The Murrays took the first set, but the match seemed to turn when Jamie was broken in the third game of the second. With the Belgians targeting Jamie, Andy had to take a lot of risks to cover for his brother. When Jamie was broken at the start of the third set, the Belgians looked the likelier winners, but at that point Andy started staying back while Jamie was returning, thereby giving his brother a bigger target to aim for and making it harder for the Belgian at the net to hit volley winners.

Combined with the Belgians’ failure to come in after their serves, the effect proved dramatic. It allowed Jamie to push his returns and charge in to the net. As his reflex volleys found their range alongside Andy’s cultured volleys, the visitors wrested the initiative from the hosts, and turned the match back in their favour. There was a flurry of breaks: Jamie, Darcis, Goffin, Jamie again and Darcis again, but thanks to Andy’s service holds the British took the third set.

With Darcis broken in the third game of the fourth, and tiring badly, Jamie’s confidence grew, and he was a more convincing player at the end as the Murrays ran out winners in two hours, 49 minutes. Andy paid tribute to his brother at the end, saying, “I trust Jamie on a doubles court so much, and even if he started slow, I knew he would get it going. He loves playing in big matches. He tends to perform very well on big occasions, and this year in all of the ties, he’s performed extremely well. I trust him when he’s next to me on the court, not just because he’s my brother but because he’s an exceptionally good tennis player.”

Sunday’s singles key is Murray vs. Goffin

Nice words, and no doubt heartfelt to a brother and teammate. Nonetheless, the match strengthens the impression that the British team is Andy Murray plus a couple of helpers, and Murray is likely to seal victory for Great Britain – and make it 11 wins out of 11 for him in Davis Cup this year – when he takes on David Goffin in Sunday’s first reverse singles.

That match is not a foregone conclusion. Goffin can afford to be more relaxed than he was against Kyle Edmund in Friday’s singles, and while he has never taken a set off Murray in two previous meetings, they have yet to play on clay, which is Goffin’s best surface. But Belgium’s problems appear to go beyond the unlikelihood of Goffin beating Murray. Darcis admitted to tiring in the fourth set of the doubles, and while he said he’d be available for a fifth rubber if necessary, he looks out of the running having used up his reserves in the doubles.

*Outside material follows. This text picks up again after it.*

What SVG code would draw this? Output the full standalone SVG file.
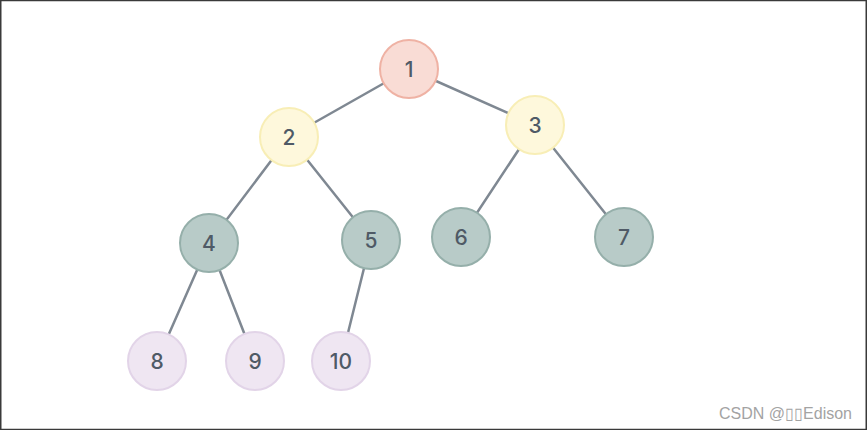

Inadvertently, this doubles may have acted as an advertisement for next year’s Olympic doubles tournament. The allure of Olympic medals means the best singles players are often willing to turn out for doubles in the Olympics, indeed it has been known for players to default from the singles if they feel they have a better chance of a medal in doubles. The theory that the Olympics have the best doubles tournament in today’s tennis – because so many top singles players turn out – appears to have been boosted by Saturday’s action at this Davis Cup final.